::: MATERIAL

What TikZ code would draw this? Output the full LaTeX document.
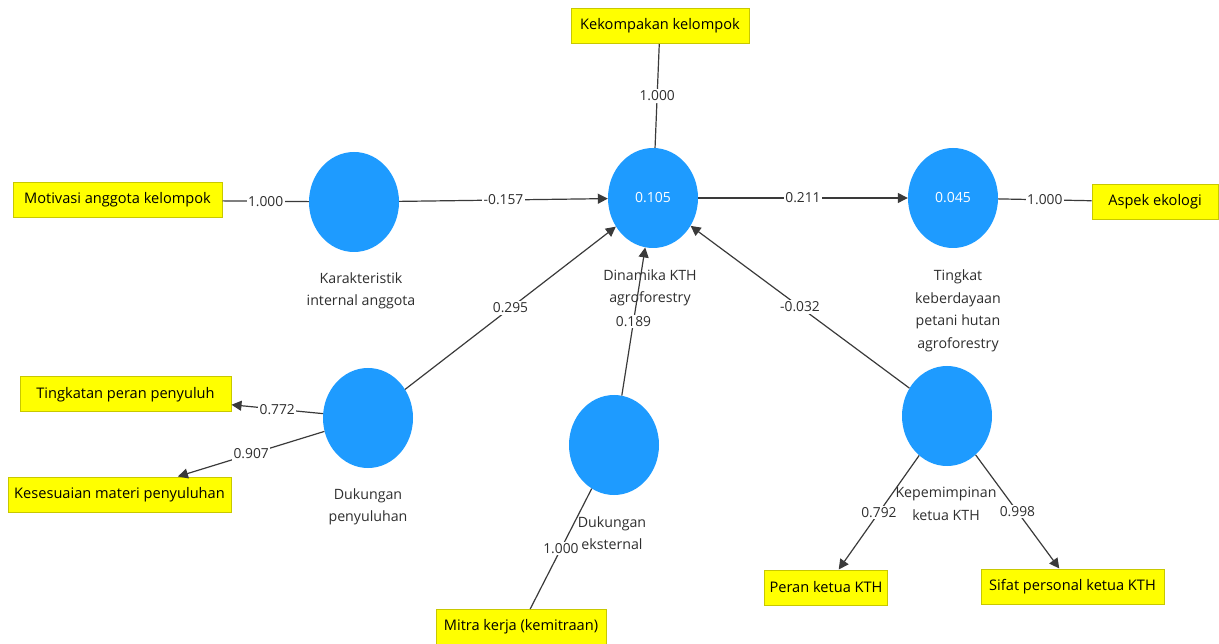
\documentclass[tikz,border=0pt]{standalone}
\usepackage{fontspec}
\setmainfont{Open Sans}
\usetikzlibrary{arrows.meta,shapes.geometric}
\definecolor{lvblue}{HTML}{1E9BFF}
\definecolor{indyel}{HTML}{FFFF00}
\definecolor{indborder}{HTML}{C8C800}
\definecolor{linegray}{HTML}{3A3A3A}
\definecolor{txtgray}{HTML}{2E2E2E}
\begin{document}
\begin{tikzpicture}[x=1pt,y=-1pt,
  lv/.style={ellipse, fill=lvblue, minimum width=90pt, minimum height=100pt, inner sep=0pt, text=white, font=\fontsize{14}{16}\selectfont},
  ind/.style={rectangle, fill=indyel, draw=indborder, line width=1pt, minimum height=35pt, inner xsep=5pt, text=black, font=\fontsize{14.6}{16}\selectfont},
  lvname/.style={align=center, text=txtgray, font=\fontsize{14.2}{22.5}\selectfont},
  conn/.style={draw=linegray, line width=1.2pt},
  arr/.style={conn, -{Triangle[length=10pt,width=10pt]}},
  wt/.style={fill=white, inner sep=1.5pt, text=txtgray, font=\fontsize{13.8}{15}\selectfont}
]
\useasboundingbox (0,0) rectangle (1219,644);

% latent variables
\node[lv] (kar) at (354,202) {};
\node[lv] (din) at (653,198) {0.105};
\node[lv] (ting) at (953,198) {0.045};
\node[lv] (dukp) at (368,418) {};
\node[lv] (duke) at (614,445) {};
\node[lv] (kep) at (947,416) {};

% latent names
\node[lvname] (karname) at (361,291) {Karakteristik\\internal anggota};
\node[lvname] (dinname) at (650,288) {Dinamika KTH\\agroforestry};
\node[lvname] (tingname) at (958,311) {Tingkat\\keberdayaan\\petani hutan\\agroforestry};
\node[lvname] (dukpname) at (368,507) {Dukungan\\penyuluhan};
\node[lvname] (dukename) at (612,533) {Dukungan\\eksternal};
\node[lvname] (kepname) at (946,504) {Kepemimpinan\\ketua KTH};

% indicators
\node[ind, minimum width=209pt] (mot) at (117.5,200) {Motivasi anggota kelompok};
\node[ind, minimum width=178pt] (kek) at (660,26) {Kekompakan kelompok};
\node[ind, minimum width=126pt] (asp) at (1155,202) {Aspek ekologi};
\node[ind, minimum width=211pt] (tpp) at (125.5,394.5) {Tingkatan peran penyuluh};
\node[ind, minimum width=223pt] (kmp) at (119.5,494.5) {Kesesuaian materi penyuluhan};
\node[ind, minimum width=170pt] (mit) at (521,627) {Mitra kerja (kemitraan)};
\node[ind, minimum width=118pt] (per) at (826,587.5) {Peran ketua KTH};
\node[ind, minimum width=183pt] (sif) at (1072.5,586.5) {Sifat personal ketua KTH};

% measurement links
\draw[conn] (mot) -- node[wt] (w1) {1.000} (kar);
\draw[conn] (kek) -- node[wt] (w2) {1.000} (din);
\draw[conn] (ting) -- node[wt] (w3) {1.000} (asp);
\draw[conn] (mit) -- node[wt] (w4) {1.000} (duke);
\draw[arr] (dukp) -- node[wt] (w5) {0.772} (tpp);
\draw[arr] (dukp) -- node[wt] (w6) {0.907} (kmp);
\draw[arr] (kep) -- node[wt] (w7) {0.792} (per);
\draw[arr] (kep) -- node[wt] (w8) {0.998} (sif);

% structural paths
\draw[arr] (kar) -- node[wt] (p1) {-0.157} (din);
\draw[arr] (din) -- node[wt] (p2) {0.211} (ting);
\draw[arr] (dukp) -- node[wt] (p3) {0.295} (din);
\draw[arr] (duke) -- node[wt] (p4) {0.189} (din);
\draw[arr] (kep) -- node[wt] (p5) {-0.032} (din);
\end{tikzpicture}
\end{document}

::::::

DESCRIPTION OF THE TASK: Return, unchanged, the lines from the first line of the material through the line that holds "minimum width=183pt] (sif)", inclusive, omitting pictures.

SOLUTION FOR THIS PROBLEM:
What TikZ code would draw this? Output the full LaTeX document.
\documentclass[tikz,border=0pt]{standalone}
\usepackage{fontspec}
\setmainfont{Open Sans}
\usetikzlibrary{arrows.meta,shapes.geometric}
\definecolor{lvblue}{HTML}{1E9BFF}
\definecolor{indyel}{HTML}{FFFF00}
\definecolor{indborder}{HTML}{C8C800}
\definecolor{linegray}{HTML}{3A3A3A}
\definecolor{txtgray}{HTML}{2E2E2E}
\begin{document}
\begin{tikzpicture}[x=1pt,y=-1pt,
  lv/.style={ellipse, fill=lvblue, minimum width=90pt, minimum height=100pt, inner sep=0pt, text=white, font=\fontsize{14}{16}\selectfont},
  ind/.style={rectangle, fill=indyel, draw=indborder, line width=1pt, minimum height=35pt, inner xsep=5pt, text=black, font=\fontsize{14.6}{16}\selectfont},
  lvname/.style={align=center, text=txtgray, font=\fontsize{14.2}{22.5}\selectfont},
  conn/.style={draw=linegray, line width=1.2pt},
  arr/.style={conn, -{Triangle[length=10pt,width=10pt]}},
  wt/.style={fill=white, inner sep=1.5pt, text=txtgray, font=\fontsize{13.8}{15}\selectfont}
]
\useasboundingbox (0,0) rectangle (1219,644);

% latent variables
\node[lv] (kar) at (354,202) {};
\node[lv] (din) at (653,198) {0.105};
\node[lv] (ting) at (953,198) {0.045};
\node[lv] (dukp) at (368,418) {};
\node[lv] (duke) at (614,445) {};
\node[lv] (kep) at (947,416) {};

% latent names
\node[lvname] (karname) at (361,291) {Karakteristik\\internal anggota};
\node[lvname] (dinname) at (650,288) {Dinamika KTH\\agroforestry};
\node[lvname] (tingname) at (958,311) {Tingkat\\keberdayaan\\petani hutan\\agroforestry};
\node[lvname] (dukpname) at (368,507) {Dukungan\\penyuluhan};
\node[lvname] (dukename) at (612,533) {Dukungan\\eksternal};
\node[lvname] (kepname) at (946,504) {Kepemimpinan\\ketua KTH};

% indicators
\node[ind, minimum width=209pt] (mot) at (117.5,200) {Motivasi anggota kelompok};
\node[ind, minimum width=178pt] (kek) at (660,26) {Kekompakan kelompok};
\node[ind, minimum width=126pt] (asp) at (1155,202) {Aspek ekologi};
\node[ind, minimum width=211pt] (tpp) at (125.5,394.5) {Tingkatan peran penyuluh};
\node[ind, minimum width=223pt] (kmp) at (119.5,494.5) {Kesesuaian materi penyuluhan};
\node[ind, minimum width=170pt] (mit) at (521,627) {Mitra kerja (kemitraan)};
\node[ind, minimum width=118pt] (per) at (826,587.5) {Peran ketua KTH};
\node[ind, minimum width=183pt] (sif) at (1072.5,586.5) {Sifat personal ketua KTH};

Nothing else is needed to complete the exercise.